====== Dataset section

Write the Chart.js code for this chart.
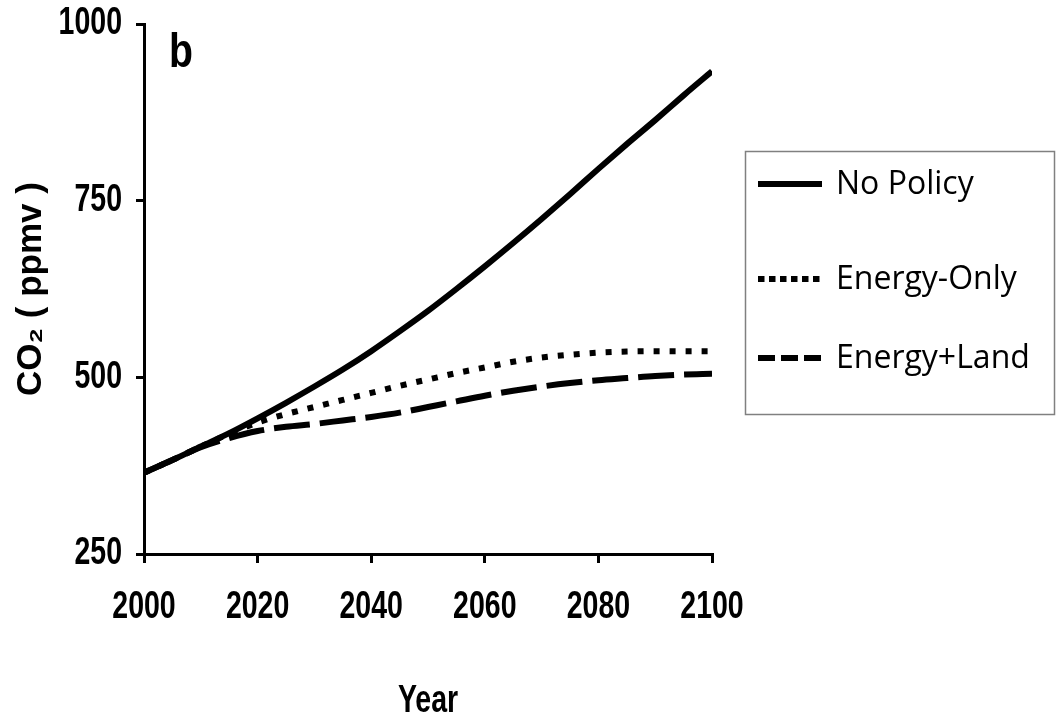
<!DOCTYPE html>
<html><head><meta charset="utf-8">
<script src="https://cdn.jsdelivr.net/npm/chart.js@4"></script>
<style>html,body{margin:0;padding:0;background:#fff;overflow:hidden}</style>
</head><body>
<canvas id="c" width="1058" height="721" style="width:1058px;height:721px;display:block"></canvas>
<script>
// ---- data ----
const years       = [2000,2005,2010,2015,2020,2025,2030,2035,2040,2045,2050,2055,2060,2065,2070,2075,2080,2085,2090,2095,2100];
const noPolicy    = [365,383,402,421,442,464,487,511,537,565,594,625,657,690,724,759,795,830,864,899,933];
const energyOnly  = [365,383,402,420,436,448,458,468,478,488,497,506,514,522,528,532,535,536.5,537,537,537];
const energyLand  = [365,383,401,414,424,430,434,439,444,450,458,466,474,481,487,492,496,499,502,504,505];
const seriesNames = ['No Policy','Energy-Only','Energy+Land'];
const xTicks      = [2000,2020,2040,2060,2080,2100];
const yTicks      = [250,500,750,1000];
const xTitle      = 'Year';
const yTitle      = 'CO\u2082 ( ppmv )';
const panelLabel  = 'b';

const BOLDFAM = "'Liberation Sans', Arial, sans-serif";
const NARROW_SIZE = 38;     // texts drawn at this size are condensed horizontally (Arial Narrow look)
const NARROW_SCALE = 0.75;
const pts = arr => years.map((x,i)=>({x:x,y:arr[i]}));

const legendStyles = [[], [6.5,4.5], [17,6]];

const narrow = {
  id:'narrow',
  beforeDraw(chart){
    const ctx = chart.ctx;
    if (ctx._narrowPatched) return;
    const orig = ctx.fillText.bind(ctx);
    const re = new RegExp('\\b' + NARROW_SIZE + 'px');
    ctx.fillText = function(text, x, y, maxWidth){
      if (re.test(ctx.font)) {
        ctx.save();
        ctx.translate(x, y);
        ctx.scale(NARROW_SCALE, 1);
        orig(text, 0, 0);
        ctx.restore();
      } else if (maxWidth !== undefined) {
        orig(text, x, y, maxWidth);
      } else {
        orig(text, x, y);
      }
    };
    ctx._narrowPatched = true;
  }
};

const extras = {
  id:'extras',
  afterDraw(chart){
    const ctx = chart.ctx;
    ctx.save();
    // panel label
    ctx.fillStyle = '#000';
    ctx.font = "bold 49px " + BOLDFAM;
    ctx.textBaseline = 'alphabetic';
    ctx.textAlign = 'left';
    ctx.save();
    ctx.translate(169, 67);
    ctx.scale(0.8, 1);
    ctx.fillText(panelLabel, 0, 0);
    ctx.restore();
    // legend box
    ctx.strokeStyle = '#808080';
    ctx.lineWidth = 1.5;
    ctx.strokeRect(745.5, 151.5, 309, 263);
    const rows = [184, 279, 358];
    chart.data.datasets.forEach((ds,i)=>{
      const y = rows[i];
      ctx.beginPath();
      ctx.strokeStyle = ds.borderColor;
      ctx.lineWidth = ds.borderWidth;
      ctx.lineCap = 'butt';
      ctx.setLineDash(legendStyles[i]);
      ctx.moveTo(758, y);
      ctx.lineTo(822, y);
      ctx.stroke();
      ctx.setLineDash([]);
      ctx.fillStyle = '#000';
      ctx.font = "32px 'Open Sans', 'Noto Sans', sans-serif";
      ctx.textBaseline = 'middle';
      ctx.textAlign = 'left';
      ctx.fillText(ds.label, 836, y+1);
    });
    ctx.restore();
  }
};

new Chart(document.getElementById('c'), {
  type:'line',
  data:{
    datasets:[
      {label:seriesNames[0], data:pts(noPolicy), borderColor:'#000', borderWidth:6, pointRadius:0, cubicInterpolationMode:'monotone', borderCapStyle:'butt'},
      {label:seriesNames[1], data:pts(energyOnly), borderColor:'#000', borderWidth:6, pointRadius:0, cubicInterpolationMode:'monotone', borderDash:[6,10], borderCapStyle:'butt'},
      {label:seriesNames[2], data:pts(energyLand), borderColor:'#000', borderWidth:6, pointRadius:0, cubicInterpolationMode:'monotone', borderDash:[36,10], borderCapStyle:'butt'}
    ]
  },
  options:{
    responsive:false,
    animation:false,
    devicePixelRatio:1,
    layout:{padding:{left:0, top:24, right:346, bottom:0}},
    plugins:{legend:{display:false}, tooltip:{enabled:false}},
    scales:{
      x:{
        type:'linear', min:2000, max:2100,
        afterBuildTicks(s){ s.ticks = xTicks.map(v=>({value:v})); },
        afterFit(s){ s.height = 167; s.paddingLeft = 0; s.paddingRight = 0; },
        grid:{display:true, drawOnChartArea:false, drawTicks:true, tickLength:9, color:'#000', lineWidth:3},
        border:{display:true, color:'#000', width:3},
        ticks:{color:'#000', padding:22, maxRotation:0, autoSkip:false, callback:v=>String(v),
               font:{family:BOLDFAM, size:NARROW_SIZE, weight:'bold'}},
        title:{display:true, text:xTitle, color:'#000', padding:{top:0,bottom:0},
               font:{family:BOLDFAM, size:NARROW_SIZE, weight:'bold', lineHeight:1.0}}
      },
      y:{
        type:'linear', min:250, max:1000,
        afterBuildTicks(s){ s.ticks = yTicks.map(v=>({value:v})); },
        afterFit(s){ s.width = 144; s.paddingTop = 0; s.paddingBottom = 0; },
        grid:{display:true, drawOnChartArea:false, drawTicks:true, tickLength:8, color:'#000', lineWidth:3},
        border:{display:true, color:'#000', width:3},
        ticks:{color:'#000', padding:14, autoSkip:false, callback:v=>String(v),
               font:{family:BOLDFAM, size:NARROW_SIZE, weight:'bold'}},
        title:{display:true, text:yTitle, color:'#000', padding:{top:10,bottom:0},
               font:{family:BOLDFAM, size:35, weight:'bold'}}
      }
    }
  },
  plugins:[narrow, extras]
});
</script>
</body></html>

============

• _Task brief_: Using the material above, return every line exactly as it appears, minus the pictures.

• _Solution_:
Write the Chart.js code for this chart.
<!DOCTYPE html>
<html><head><meta charset="utf-8">
<script src="https://cdn.jsdelivr.net/npm/chart.js@4"></script>
<style>html,body{margin:0;padding:0;background:#fff;overflow:hidden}</style>
</head><body>
<canvas id="c" width="1058" height="721" style="width:1058px;height:721px;display:block"></canvas>
<script>
// ---- data ----
const years       = [2000,2005,2010,2015,2020,2025,2030,2035,2040,2045,2050,2055,2060,2065,2070,2075,2080,2085,2090,2095,2100];
const noPolicy    = [365,383,402,421,442,464,487,511,537,565,594,625,657,690,724,759,795,830,864,899,933];
const energyOnly  = [365,383,402,420,436,448,458,468,478,488,497,506,514,522,528,532,535,536.5,537,537,537];
const energyLand  = [365,383,401,414,424,430,434,439,444,450,458,466,474,481,487,492,496,499,502,504,505];
const seriesNames = ['No Policy','Energy-Only','Energy+Land'];
const xTicks      = [2000,2020,2040,2060,2080,2100];
const yTicks      = [250,500,750,1000];
const xTitle      = 'Year';
const yTitle      = 'CO\u2082 ( ppmv )';
const panelLabel  = 'b';

const BOLDFAM = "'Liberation Sans', Arial, sans-serif";
const NARROW_SIZE = 38;     // texts drawn at this size are condensed horizontally (Arial Narrow look)
const NARROW_SCALE = 0.75;
const pts = arr => years.map((x,i)=>({x:x,y:arr[i]}));

const legendStyles = [[], [6.5,4.5], [17,6]];

const narrow = {
  id:'narrow',
  beforeDraw(chart){
    const ctx = chart.ctx;
    if (ctx._narrowPatched) return;
    const orig = ctx.fillText.bind(ctx);
    const re = new RegExp('\\b' + NARROW_SIZE + 'px');
    ctx.fillText = function(text, x, y, maxWidth){
      if (re.test(ctx.font)) {
        ctx.save();
        ctx.translate(x, y);
        ctx.scale(NARROW_SCALE, 1);
        orig(text, 0, 0);
        ctx.restore();
      } else if (maxWidth !== undefined) {
        orig(text, x, y, maxWidth);
      } else {
        orig(text, x, y);
      }
    };
    ctx._narrowPatched = true;
  }
};

const extras = {
  id:'extras',
  afterDraw(chart){
    const ctx = chart.ctx;
    ctx.save();
    // panel label
    ctx.fillStyle = '#000';
    ctx.font = "bold 49px " + BOLDFAM;
    ctx.textBaseline = 'alphabetic';
    ctx.textAlign = 'left';
    ctx.save();
    ctx.translate(169, 67);
    ctx.scale(0.8, 1);
    ctx.fillText(panelLabel, 0, 0);
    ctx.restore();
    // legend box
    ctx.strokeStyle = '#808080';
    ctx.lineWidth = 1.5;
    ctx.strokeRect(745.5, 151.5, 309, 263);
    const rows = [184, 279, 358];
    chart.data.datasets.forEach((ds,i)=>{
      const y = rows[i];
      ctx.beginPath();
      ctx.strokeStyle = ds.borderColor;
      ctx.lineWidth = ds.borderWidth;
      ctx.lineCap = 'butt';
      ctx.setLineDash(legendStyles[i]);
      ctx.moveTo(758, y);
      ctx.lineTo(822, y);
      ctx.stroke();
      ctx.setLineDash([]);
      ctx.fillStyle = '#000';
      ctx.font = "32px 'Open Sans', 'Noto Sans', sans-serif";
      ctx.textBaseline = 'middle';
      ctx.textAlign = 'left';
      ctx.fillText(ds.label, 836, y+1);
    });
    ctx.restore();
  }
};

new Chart(document.getElementById('c'), {
  type:'line',
  data:{
    datasets:[
      {label:seriesNames[0], data:pts(noPolicy), borderColor:'#000', borderWidth:6, pointRadius:0, cubicInterpolationMode:'monotone', borderCapStyle:'butt'},
      {label:seriesNames[1], data:pts(energyOnly), borderColor:'#000', borderWidth:6, pointRadius:0, cubicInterpolationMode:'monotone', borderDash:[6,10], borderCapStyle:'butt'},
      {label:seriesNames[2], data:pts(energyLand), borderColor:'#000', borderWidth:6, pointRadius:0, cubicInterpolationMode:'monotone', borderDash:[36,10], borderCapStyle:'butt'}
    ]
  },
  options:{
    responsive:false,
    animation:false,
    devicePixelRatio:1,
    layout:{padding:{left:0, top:24, right:346, bottom:0}},
    plugins:{legend:{display:false}, tooltip:{enabled:false}},
    scales:{
      x:{
        type:'linear', min:2000, max:2100,
        afterBuildTicks(s){ s.ticks = xTicks.map(v=>({value:v})); },
        afterFit(s){ s.height = 167; s.paddingLeft = 0; s.paddingRight = 0; },
        grid:{display:true, drawOnChartArea:false, drawTicks:true, tickLength:9, color:'#000', lineWidth:3},
        border:{display:true, color:'#000', width:3},
        ticks:{color:'#000', padding:22, maxRotation:0, autoSkip:false, callback:v=>String(v),
               font:{family:BOLDFAM, size:NARROW_SIZE, weight:'bold'}},
        title:{display:true, text:xTitle, color:'#000', padding:{top:0,bottom:0},
               font:{family:BOLDFAM, size:NARROW_SIZE, weight:'bold', lineHeight:1.0}}
      },
      y:{
        type:'linear', min:250, max:1000,
        afterBuildTicks(s){ s.ticks = yTicks.map(v=>({value:v})); },
        afterFit(s){ s.width = 144; s.paddingTop = 0; s.paddingBottom = 0; },
        grid:{display:true, drawOnChartArea:false, drawTicks:true, tickLength:8, color:'#000', lineWidth:3},
        border:{display:true, color:'#000', width:3},
        ticks:{color:'#000', padding:14, autoSkip:false, callback:v=>String(v),
               font:{family:BOLDFAM, size:NARROW_SIZE, weight:'bold'}},
        title:{display:true, text:yTitle, color:'#000', padding:{top:10,bottom:0},
               font:{family:BOLDFAM, size:35, weight:'bold'}}
      }
    }
  },
  plugins:[narrow, extras]
});
</script>
</body></html>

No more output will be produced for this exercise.